Appendix A.1. Minimal Centralized Hub-and-Spoke Toy

Construction.

A single central hub node is connected with strong edges (weight 10) to each of 8 peripheral nodes. Peripheral nodes are connected to their two nearest neighbors with moderate edges (weight 3), forming a ring ($\left|V\right|=9$, $\left|E\right|=16$). This is a synthetic centralized-control toy included to provide a contrast case for strongly integrated hub-dominated architectures.

Trace partition.

Four peripheral nodes are designated as $V_{\mathrm{trace}}$ (representing readout or interface surfaces); the hub and remaining peripherals form $V_{\mathrm{core}}$.

Key diagnostics.

${\mathrm{\Phi }}_{\mathrm{cond}}=0.875$ and ${\lambda }_2=0.882$ indicate strong resistance to balanced decomposition. However, the graph is too small and uniform for a nontrivial coarse-graining hierarchy: spectral clustering at any resolution above 2 clusters produces trivial or unstable partitions. This drives $s_{\mathrm{multi}}\approx 0$, which collapses ${\mathrm{MPI}}_{\mathrm{tot}}$ via the geometric mean. The profile correctly reflects strong unity topology alongside absent multiscale depth.

Appendix A.2. Federated (Octopus-like) Toy

Construction.

A central hub is connected to 8 arm modules, each consisting of 6 internally strongly connected nodes (intra-arm weight 8). Arm–brain connections use moderate weight (2). A weak circumoral ring (weight 0.5) connects neighboring arm bases ($\left|V\right|=49$, $\left|E\right|=136$).

Trace partition.

The tip node of each arm plus the central hub form $V_{\mathrm{trace}}$ (9 nodes); all other nodes are $V_{\mathrm{core}}$.

Key diagnostics.

Global conductance is very low (${\mathrm{\Phi }}_{\mathrm{cond}}=0.010$): the weakest balanced cut separates arms from the brain with minimal coupling loss, driving $s_{\mathrm{int}}$ down as expected for a federated architecture. Multiscale nesting is strong ($s_{\mathrm{multi}}=0.944$): the arm-module structure reappears coherently at every coarse-graining level. Trace capacity is moderate because each core node can reach trace nodes via at most 2–3 edge-disjoint paths, and trace concentration is diffuse across 9 distributed trace nodes.

Remark A1

(Quotient invariance). If the 8 arms are treated as interchangeable (i.e., one imposes cyclic or full permutation symmetry), partition stability improves dramatically: the median variation of information across bootstrap replicates drops from ∼1.1 to ∼0 [15]. MPI reports should state explicitly whether such symmetries were imposed.

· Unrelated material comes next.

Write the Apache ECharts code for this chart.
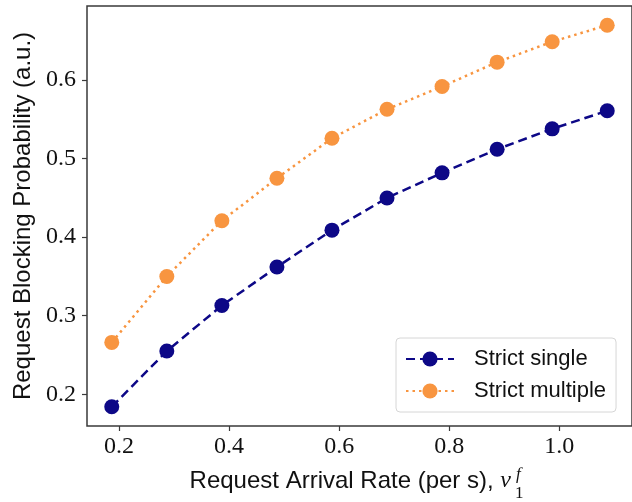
<!DOCTYPE html>
<html>
<head>
<meta charset="utf-8">
<script src="https://cdn.jsdelivr.net/npm/echarts@6/dist/echarts.min.js"></script>
<style>
  html, body { margin: 0; padding: 0; background: #fff; }
  #chart { width: 632px; height: 502px; }
</style>
</head>
<body>
<div id="chart"></div>
<script>
// Request arrival rates (per s) and blocking probabilities for both policies
const arrivalRates = [0.187, 0.287, 0.387, 0.487, 0.587, 0.687, 0.787, 0.887, 0.987, 1.087];
const strictSingle = [0.184, 0.255, 0.313, 0.362, 0.409, 0.450, 0.482, 0.512, 0.538, 0.561];
const strictMultiple = [0.266, 0.350, 0.421, 0.475, 0.526, 0.563, 0.592, 0.623, 0.649, 0.670];
const seriesNames = ['Strict single', 'Strict multiple'];
const xTicks = [0.2, 0.4, 0.6, 0.8, 1.0];
const yTicks = [0.2, 0.3, 0.4, 0.5, 0.6];

const SANS = '"Liberation Sans", Arial, sans-serif';
const SERIF = '"Liberation Serif", "Times New Roman", serif';
const SPINE = '#3a3a3a';

const chart = echarts.init(document.getElementById('chart'), null, { renderer: 'canvas' });

const pairs = (xs, ys) => xs.map((x, i) => [x, ys[i]]);

chart.setOption({
  animation: false,
  backgroundColor: '#fff',
  grid: {
    left: 87, top: 6, right: -4, bottom: 76,
    show: true, borderColor: SPINE, borderWidth: 1.5, backgroundColor: 'transparent'
  },
  xAxis: {
    type: 'value',
    min: 0.142, max: 1.132,
    axisLine: { show: false },
    splitLine: { show: false },
    axisTick: { show: true, length: 5, customValues: xTicks, lineStyle: { color: SPINE, width: 1.2 } },
    axisLabel: {
      customValues: xTicks, margin: 9,
      formatter: v => v.toFixed(1),
      fontFamily: SERIF, fontSize: 24, color: '#111'
    }
  },
  yAxis: {
    type: 'value',
    min: 0.1595, max: 0.6945,
    name: 'Request Blocking Probability (a.u.)',
    nameLocation: 'middle', nameRotate: 90, nameGap: 52,
    nameTextStyle: { fontFamily: SANS, fontSize: 24, color: '#111' },
    axisLine: { show: false },
    splitLine: { show: false },
    axisTick: { show: true, length: 5, customValues: yTicks, lineStyle: { color: SPINE, width: 1.2 } },
    axisLabel: {
      customValues: yTicks, margin: 11,
      formatter: v => v.toFixed(1),
      fontFamily: SERIF, fontSize: 24, color: '#111'
    }
  },
  legend: {
    data: seriesNames,
    orient: 'vertical',
    left: 396, top: 338,
    padding: [10, 10, 10, 9],
    itemWidth: 48, itemHeight: 19, itemGap: 10,
    backgroundColor: '#fff',
    borderColor: '#d6d6d6', borderWidth: 1, borderRadius: 4,
    textStyle: { fontFamily: SANS, fontSize: 22, lineHeight: 22, color: '#111', padding: [0, 0, 0, 15] }
  },
  graphic: [
    {
      type: 'text', x: 511, y: 481,
      style: {
        text: '{t|Request Arrival Rate (per s), }{nu|ν}',
        align: 'right', verticalAlign: 'middle',
        rich: {
          t: { fontFamily: SANS, fontSize: 24, fill: '#111' },
          nu: { fontFamily: SERIF, fontStyle: 'italic', fontSize: 24, fill: '#111' }
        }
      }
    },
    {
      type: 'text', x: 515, y: 494,
      style: { text: '1', fontFamily: SERIF, fontSize: 17, fill: '#111', align: 'left', verticalAlign: 'middle' }
    },
    {
      type: 'text', x: 516, y: 475,
      style: { text: 'f', fontFamily: SERIF, fontStyle: 'italic', fontSize: 17, fill: '#111', align: 'left', verticalAlign: 'middle' }
    }
  ],
  series: [
    {
      name: seriesNames[0],
      type: 'line',
      data: pairs(arrivalRates, strictSingle),
      symbol: 'circle', symbolSize: 15,
      itemStyle: { color: '#0d0887' },
      lineStyle: { color: '#0d0887', width: 2.5, type: [9, 5] }
    },
    {
      name: seriesNames[1],
      type: 'line',
      data: pairs(arrivalRates, strictMultiple),
      symbol: 'circle', symbolSize: 15,
      itemStyle: { color: '#f89540' },
      lineStyle: { color: '#f89540', width: 2.5, type: [2.5, 4] }
    }
  ]
});
</script>
</body>
</html>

Appendix A.3. Stigmergic (Mycelium-like) Toy

Construction.

A branching network with 300 nodes is generated by a stochastic growth model (extension probability 0.85, branching probability 0.15). Anastomosis (hyphal fusion) is added by connecting random nearby non-adjacent node pairs with probability proportional to inverse distance, producing 332 edges. All edge weights are 1.

Trace partition.

Tip nodes (degree 1) are designated as $V_{\mathrm{trace}}$; all interior nodes are $V_{\mathrm{core}}$.

Key diagnostics.

The network is sparse and predominantly tree-like. Cycle-richness is low ($C_{\mathrm{cycle}}=0.11$), yielding weak $s_{\mathrm{res}}$. Trace capacity is modest: many core nodes have only 1–2 disjoint paths to tip traces, and the trace set is large but poorly connected to the interior. Temporal breadth ($B_{\tau }$) is moderate, reflecting a spread of Laplacian eigenvalues from near-zero (long trunk diffusion times) to moderate values (short anastomosis-loop recurrence). Robustness is the strongest subscore: the dominant trunk structure is hard to disrupt.

Appendix A.4. Profile Comparison

Each architecture produces a recognizably distinct MPI signature. The centralized system is integration-strong but multiscale-degenerate. The federated system is integration-weak but multiscale-rich with distributed traces. The stigmergic system is uniformly moderate-to-weak, with relative strength in robustness and temporal breadth. These distinctions track genuine architectural contrasts—hub-and-spoke vs. modular-federated vs. sparse-branching—rather than trivial graph statistics such as density or size.